By introducing violence, Hank had chosen his own destruction, which only the mercy of Francisco prevented. In a society where rights are upheld, that retaliatory use of force is delegated to the state to use in an objective manner.

Terry said...

Correction: I should have written love, not mercy.

Peter Cresswell said...

The fellow didn't blow up a building because he lost his cool. He blew up the building because his work was stolen in violation of his contract, and because stolen by government he had no other recourse. Far from losing his cool, he did to as soberly and seriously and with as low a temperature as even a cucumber might wish for.
As for Will Whatshisface, I know nothing about the personal situation, nor care to. Not interested. And, to be fair, barely relevant -- because we're not talking ethics, but the foundations of politics...

MarkT said...

Well, that's what you're talking about, but I'm talking about something different. I'm pointing out that if you do know a bit more about his personal situation, there's a more relevant lesson there in my opinion - as opposed to the rather obscure and rationalistic connection Dan has made to the moral foundation of politics.

MarkT said...

No Terry, Rand would not endorse a slap, and nor would I.

But I do think if Rand knew anything about Will Smith's personal life, the slap and it's relation to the non-initiation of force principle is not what she'd be focusing on.

MarkT said...

A more incisive comment on the incident here, for those who are interested.
https://youtu.be/WDPCKBFOK8I

MarkT said...

And here’s one that’s even more insightful again, and much shorter at 8 minutes. All a similar theme to what I’m saying.

https://youtu.be/hfTJ82HSJvg

I’ve considered myself an Objectivist for over 30 years, but this discussion (such as it was) has for me been the perfect demonstration of the limits of Objectivism, when you over-use it to try understanding reality.

Terry said...

Mark, I watched the whole excruciating 8 minutes. The "insight" may be summed up by what the host says at 3m 50sec: "Yes, men need to take over women’s decisions, because we need to save them from themselves." That notion is as far away from Objectivism (being rational and objective) as one can get. If a woman who is in a relationship with a man makes truly bad decisions and cannot be reasoned with, then the man, if he is rational, would leave that relationship and either live single or find a woman worthy of his love who can be reasoned with. The same can be said for a woman who is in a relationship with a man who makes bad decisions and cannot be reasoned with.

Peter Cresswell said...

Mark, you said, "this discussion (such as it was) has for me been the perfect demonstration of the limits of Objectivism, when you over-use it to try understanding reality."
I'd suggest it's more a demonstration of the limits of my interest in the people, their work, or their personal lives.

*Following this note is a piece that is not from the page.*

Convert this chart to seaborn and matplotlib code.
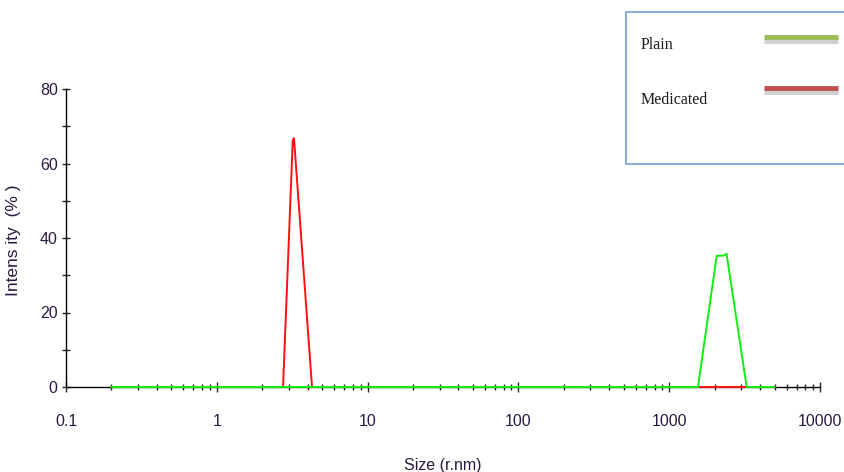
import numpy as np
import pandas as pd
import matplotlib
matplotlib.use("Agg")
import matplotlib.pyplot as plt
import seaborn as sns
from matplotlib.ticker import LogLocator, FixedLocator, NullFormatter

# ---- data ----
plain_size = [0.2, 1552, 2065, 2300, 2400, 3265, 5000]
plain_int = [0, 0, 35.2, 35.3, 35.8, 0, 0]
med_size = [0.2, 2.75, 3.19, 3.25, 4.28, 5000]
med_int = [0, 0, 66.3, 66.8, 0, 0]
x_ticks = [0.1, 1, 10, 100, 1000, 10000]
x_tick_labels = ["0.1", "1", "10", "100", "1000", "10000"]
y_ticks = [0, 20, 40, 60, 80]
series_names = ["Plain", "Medicated"]

df = pd.concat([
    pd.DataFrame({"size": med_size, "intensity": med_int, "series": "Medicated"}),
    pd.DataFrame({"size": plain_size, "intensity": plain_int, "series": "Plain"}),
], ignore_index=True)

sns.set_style("white")
plt.rcParams["font.family"] = ["Liberation Sans", "DejaVu Sans"]

fig = plt.figure(figsize=(8.45, 4.72), dpi=100)
ax = fig.add_axes([66/845, 1-387/472, (820-66)/845, (387-89)/472])

sns.lineplot(data=df, x="size", y="intensity", hue="series",
             hue_order=["Medicated", "Plain"],
             palette={"Medicated": "#FF1010", "Plain": "#10F010"},
             linewidth=1.4, legend=False, ax=ax, sort=False, estimator=None)
for ln in ax.get_lines():
    ln.set_clip_on(False)
    ln.set_zorder(3)

ax.set_xscale("log")
ax.set_xlim(0.1, 10000)
ax.set_ylim(0, 80)
ax.set_xticks(x_ticks)
ax.set_xticklabels(x_tick_labels)
ax.xaxis.set_minor_locator(LogLocator(base=10, subs=np.arange(2, 10)))
ax.xaxis.set_minor_formatter(NullFormatter())
ax.set_yticks(y_ticks)
ax.yaxis.set_minor_locator(FixedLocator([10, 30, 50, 70]))

for s in ["top", "right"]:
    ax.spines[s].set_visible(False)
for s in ["left", "bottom"]:
    ax.spines[s].set_color("black")
    ax.spines[s].set_linewidth(1.0)
    ax.spines[s].set_zorder(1)

ax.tick_params(axis="x", which="major", direction="inout", length=7, width=1,
               pad=16, labelsize=11.5, labelcolor="#2a1a40")
ax.tick_params(axis="x", which="minor", direction="inout", length=5, width=1)
ax.tick_params(axis="y", which="major", direction="inout", length=6, width=1,
               pad=3, labelsize=11.5, labelcolor="#2a1a40")
ax.tick_params(axis="y", which="minor", direction="inout", length=6, width=1)
ax.tick_params(left=True, bottom=True, which="both")

ax.set_xlabel("Size (r.nm)", fontsize=11.5, color="#2a1a40")
ax.xaxis.set_label_coords((443-66)/754, -(458-387)/298)
ax.set_ylabel("Intens ity  (% )", fontsize=12.5, color="#2a1a40")
ax.yaxis.set_label_coords(-(66-21)/754, (387-240)/298)
ax.grid(False)

# ---- legend box ----
lax = fig.add_axes([626/845, 1-164/472, (850-626)/845, (164-12)/472])
lax.set_xlim(626, 850)
lax.set_ylim(164, 12)
lax.set_xticks([])
lax.set_yticks([])
for s in ["left", "top", "bottom"]:
    lax.spines[s].set_color("#7FA3D6")
    lax.spines[s].set_linewidth(1.3)
lax.spines["right"].set_visible(False)
lax.patch.set_facecolor("white")

legend_colors = ["#9BBB59", "#C0504D"]
legend_text_y = [45, 100]
legend_line_y = [37.5, 88.5]
for name, col, ty, ly in zip(series_names, legend_colors, legend_text_y, legend_line_y):
    lax.text(641, ty, name, fontsize=11.5, family=["Liberation Serif", "DejaVu Serif"],
             va="center", ha="left", color="#1a1a1a")
    lax.plot([764, 838], [ly + 4, ly + 4], color="#cfcfcf", lw=3.5, solid_capstyle="butt")
    lax.plot([764, 838], [ly, ly], color=col, lw=3.5, solid_capstyle="butt")

fig.savefig("out.png", dpi=100)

Which is almost zero. Hence using it to make only one point. Happy however if you wish to make others.

MarkT said...

Terry, you’re taking that statement extremely and overly literally. Just like if someone says they’re going to “force the issue” when negotiating with someone, doesn’t mean they’re going to apply literal physical force. You’re also missing the context and generalising commentary that was focused on a much more specific topic. On reflection though it was not a good link to post, as it was a short clip from a longer 2.5 hour presentation that would have provided the context I know and assume, but others unfamiliar with his work would not. I’d usually encourage you to watch the whole thing, but I’ve seen enough of your modus operandi now to know we’re unlikely to find common ground.

MarkT said...

Fair enough Peter, but I didn’t make the comment because I have a particular interest in Will Smith per se. It’s because we can see in his behaviour an extreme version of a widespread phenomena that negatively affects many men in our current age. We can learn from him because his life has been so public. We can connect this specific incident to the same unhealthy dynamic between him and his wife that afflicts many other men. The phenomena is not ‘insufficient recognition of the non-initiation of force principle’.